§ **INSTRUCTIONS TO FOLLOW**: Write out every entry, unchanged. Skip any picture.

** START EXTRACTED MATERIAL **

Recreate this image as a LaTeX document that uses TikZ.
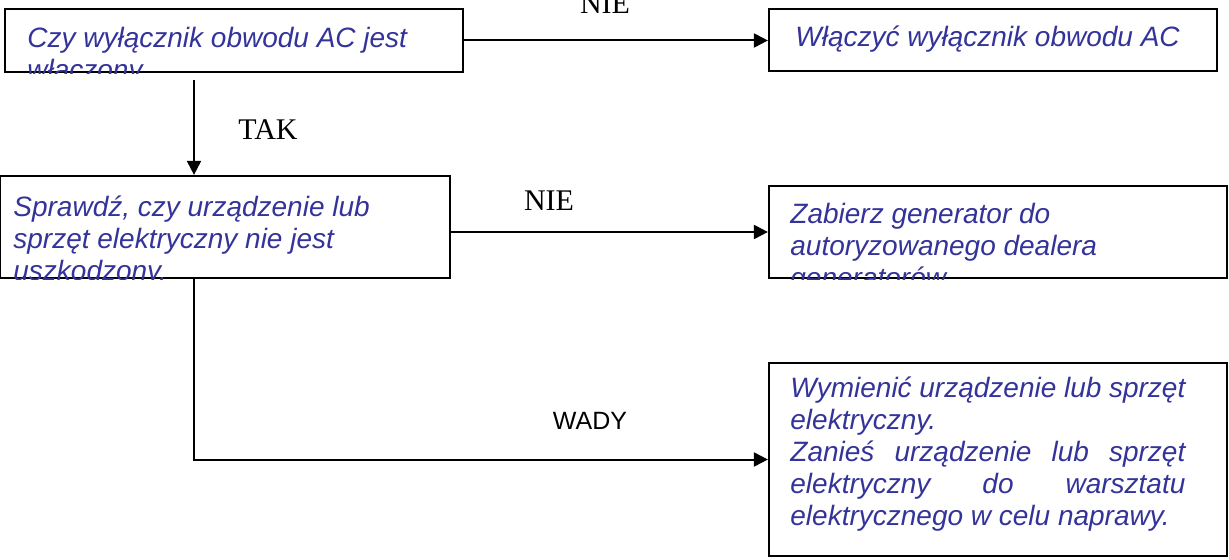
\documentclass[tikz,border=0pt]{standalone}
\usepackage{fontspec}
\setmainfont{Liberation Serif}
\newfontfamily\arialfont{Liberation Sans}
\usetikzlibrary{arrows.meta,positioning,fit}
\definecolor{boxblue}{RGB}{51,51,153}
\tikzset{
  stepbox/.style={draw, line width=1.1pt, inner sep=0pt},
  boxtxt/.style={font=\arialfont\itshape\fontsize{14}{16}\selectfont, text=boxblue,
                 inner sep=0pt, anchor=north west},
  arr/.style={-{Triangle[length=7pt,width=7pt]}, line width=1pt},
  ylabel/.style={font=\fontsize{15}{17}\selectfont},
}

\begin{document}
\begin{tikzpicture}[x=0.5pt,y=-0.5pt]
  \useasboundingbox (0,0) rectangle (1229,560);
  % boxes
  \node[stepbox, fit={(5,9) (463,72)}] (chk) {};
  \node[stepbox, fit={(769,9) (1217,71)}] (acon) {};
  \node[stepbox, fit={(0,176) (450,278)}] (sprawdz) {};
  \node[stepbox, fit={(769,186) (1227,278)}] (dealer) {};
  \node[stepbox, fit={(769,363) (1227,556)}] (wymien) {};

  % texts, clipped to their boxes (top of strut = baseline - 22.4)
  \begin{scope}
    \clip (chk.south west) rectangle (chk.north east);
    \node[boxtxt, align=left] (chktxt) at (27,24.6) {\strut Czy wyłącznik obwodu AC jest\\włączony};
  \end{scope}
  \node[boxtxt] (acontxt) at (795,23.6) {\strut Włączyć wyłącznik obwodu AC};
  \begin{scope}
    \clip (sprawdz.south west) rectangle (sprawdz.north east);
    \node[boxtxt, align=left] (sprawdztxt) at (13,193.6)
      {\strut Sprawdź, czy urządzenie lub\\sprzęt elektryczny nie jest\\uszkodzony.};
  \end{scope}
  \begin{scope}
    \clip (dealer.south west) rectangle (dealer.north east);
    \node[boxtxt, align=left] (dealertxt) at (790,200.6)
      {\strut Zabierz generator do\\autoryzowanego dealera\\generatorów.};
  \end{scope}
  \node[boxtxt, text width=197.5pt, align=justify] (wymientxt) at (790,374.6)
    {\strut Wymienić urządzenie lub sprzęt\linebreak elektryczny.\par
     Zanieś urządzenie lub sprzęt\linebreak elektryczny do warsztatu\linebreak elektrycznego w celu naprawy.};

  % connectors
  \coordinate (j1) at (194,80);
  \draw[arr] (chk.east) -- (chk.east -| acon.west);
  \draw[arr] (j1) -- (j1 |- sprawdz.north);
  \draw[arr] (sprawdz.east |- dealer.west) -- (dealer.west);
  \draw[arr] (sprawdz.south -| j1) |- (wymien.west);

  % labels
  \node[ylabel] (nie1) at (605,4) {NIE};
  \node[ylabel] (tak) at (268,130) {TAK};
  \node[ylabel] (nie2) at (549,201) {NIE};
  \node[font=\arialfont\fontsize{12.5}{15}\selectfont] (wady) at (590,421) {WADY};
\end{tikzpicture}
\end{document}
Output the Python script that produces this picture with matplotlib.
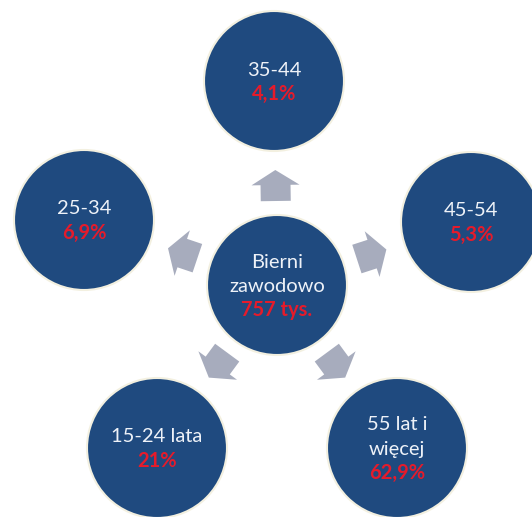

** END EXTRACTED MATERIAL **

§ **SOLUTION TO THE PROBLEM**:
Recreate this image as a LaTeX document that uses TikZ.
\documentclass[tikz,border=0pt]{standalone}
\usepackage{fontspec}
\setmainfont{Liberation Serif}
\newfontfamily\arialfont{Liberation Sans}
\usetikzlibrary{arrows.meta,positioning,fit}
\definecolor{boxblue}{RGB}{51,51,153}
\tikzset{
  stepbox/.style={draw, line width=1.1pt, inner sep=0pt},
  boxtxt/.style={font=\arialfont\itshape\fontsize{14}{16}\selectfont, text=boxblue,
                 inner sep=0pt, anchor=north west},
  arr/.style={-{Triangle[length=7pt,width=7pt]}, line width=1pt},
  ylabel/.style={font=\fontsize{15}{17}\selectfont},
}

\begin{document}
\begin{tikzpicture}[x=0.5pt,y=-0.5pt]
  \useasboundingbox (0,0) rectangle (1229,560);
  % boxes
  \node[stepbox, fit={(5,9) (463,72)}] (chk) {};
  \node[stepbox, fit={(769,9) (1217,71)}] (acon) {};
  \node[stepbox, fit={(0,176) (450,278)}] (sprawdz) {};
  \node[stepbox, fit={(769,186) (1227,278)}] (dealer) {};
  \node[stepbox, fit={(769,363) (1227,556)}] (wymien) {};

  % texts, clipped to their boxes (top of strut = baseline - 22.4)
  \begin{scope}
    \clip (chk.south west) rectangle (chk.north east);
    \node[boxtxt, align=left] (chktxt) at (27,24.6) {\strut Czy wyłącznik obwodu AC jest\\włączony};
  \end{scope}
  \node[boxtxt] (acontxt) at (795,23.6) {\strut Włączyć wyłącznik obwodu AC};
  \begin{scope}
    \clip (sprawdz.south west) rectangle (sprawdz.north east);
    \node[boxtxt, align=left] (sprawdztxt) at (13,193.6)
      {\strut Sprawdź, czy urządzenie lub\\sprzęt elektryczny nie jest\\uszkodzony.};
  \end{scope}
  \begin{scope}
    \clip (dealer.south west) rectangle (dealer.north east);
    \node[boxtxt, align=left] (dealertxt) at (790,200.6)
      {\strut Zabierz generator do\\autoryzowanego dealera\\generatorów.};
  \end{scope}
  \node[boxtxt, text width=197.5pt, align=justify] (wymientxt) at (790,374.6)
    {\strut Wymienić urządzenie lub sprzęt\linebreak elektryczny.\par
     Zanieś urządzenie lub sprzęt\linebreak elektryczny do warsztatu\linebreak elektrycznego w celu naprawy.};

  % connectors
  \coordinate (j1) at (194,80);
  \draw[arr] (chk.east) -- (chk.east -| acon.west);
  \draw[arr] (j1) -- (j1 |- sprawdz.north);
  \draw[arr] (sprawdz.east |- dealer.west) -- (dealer.west);
  \draw[arr] (sprawdz.south -| j1) |- (wymien.west);

  % labels
  \node[ylabel] (nie1) at (605,4) {NIE};
  \node[ylabel] (tak) at (268,130) {TAK};
  \node[ylabel] (nie2) at (549,201) {NIE};
  \node[font=\arialfont\fontsize{12.5}{15}\selectfont] (wady) at (590,421) {WADY};
\end{tikzpicture}
\end{document}
Output the Python script that produces this picture with matplotlib.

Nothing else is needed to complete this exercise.